Information shown -
◆ ◆ ◆ ◆ ◆

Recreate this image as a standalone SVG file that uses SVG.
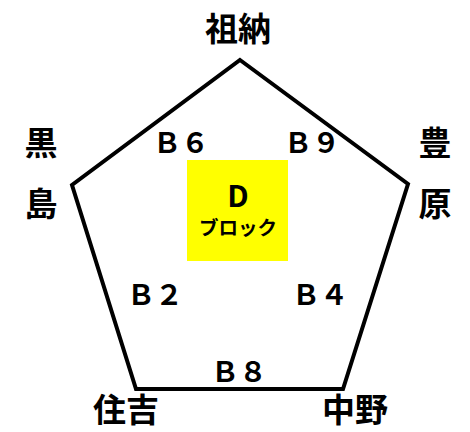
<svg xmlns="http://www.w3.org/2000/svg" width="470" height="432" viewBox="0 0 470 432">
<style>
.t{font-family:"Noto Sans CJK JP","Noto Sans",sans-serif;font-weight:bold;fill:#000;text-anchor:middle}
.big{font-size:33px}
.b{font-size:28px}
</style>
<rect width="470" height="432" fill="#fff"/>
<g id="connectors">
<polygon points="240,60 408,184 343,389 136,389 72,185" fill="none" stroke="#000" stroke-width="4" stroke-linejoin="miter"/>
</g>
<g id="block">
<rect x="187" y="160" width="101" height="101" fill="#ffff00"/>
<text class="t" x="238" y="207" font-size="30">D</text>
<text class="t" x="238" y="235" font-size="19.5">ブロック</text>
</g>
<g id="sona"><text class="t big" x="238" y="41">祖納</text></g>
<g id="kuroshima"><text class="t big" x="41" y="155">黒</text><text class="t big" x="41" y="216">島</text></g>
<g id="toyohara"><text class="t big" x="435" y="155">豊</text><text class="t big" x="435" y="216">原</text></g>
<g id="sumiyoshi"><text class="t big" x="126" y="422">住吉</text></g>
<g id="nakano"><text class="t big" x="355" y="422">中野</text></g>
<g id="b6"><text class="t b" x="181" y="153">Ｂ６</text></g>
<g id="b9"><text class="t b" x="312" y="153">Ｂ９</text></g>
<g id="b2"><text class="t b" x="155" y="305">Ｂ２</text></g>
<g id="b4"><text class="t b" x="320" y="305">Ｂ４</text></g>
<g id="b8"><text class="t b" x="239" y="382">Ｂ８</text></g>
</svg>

◆ ◆ ◆ ◆ ◆

What to do -
All of the material above should be reproduced exactly, except the pictures.

Result for this task -
Recreate this image as a standalone SVG file that uses SVG.
<svg xmlns="http://www.w3.org/2000/svg" width="470" height="432" viewBox="0 0 470 432">
<style>
.t{font-family:"Noto Sans CJK JP","Noto Sans",sans-serif;font-weight:bold;fill:#000;text-anchor:middle}
.big{font-size:33px}
.b{font-size:28px}
</style>
<rect width="470" height="432" fill="#fff"/>
<g id="connectors">
<polygon points="240,60 408,184 343,389 136,389 72,185" fill="none" stroke="#000" stroke-width="4" stroke-linejoin="miter"/>
</g>
<g id="block">
<rect x="187" y="160" width="101" height="101" fill="#ffff00"/>
<text class="t" x="238" y="207" font-size="30">D</text>
<text class="t" x="238" y="235" font-size="19.5">ブロック</text>
</g>
<g id="sona"><text class="t big" x="238" y="41">祖納</text></g>
<g id="kuroshima"><text class="t big" x="41" y="155">黒</text><text class="t big" x="41" y="216">島</text></g>
<g id="toyohara"><text class="t big" x="435" y="155">豊</text><text class="t big" x="435" y="216">原</text></g>
<g id="sumiyoshi"><text class="t big" x="126" y="422">住吉</text></g>
<g id="nakano"><text class="t big" x="355" y="422">中野</text></g>
<g id="b6"><text class="t b" x="181" y="153">Ｂ６</text></g>
<g id="b9"><text class="t b" x="312" y="153">Ｂ９</text></g>
<g id="b2"><text class="t b" x="155" y="305">Ｂ２</text></g>
<g id="b4"><text class="t b" x="320" y="305">Ｂ４</text></g>
<g id="b8"><text class="t b" x="239" y="382">Ｂ８</text></g>
</svg>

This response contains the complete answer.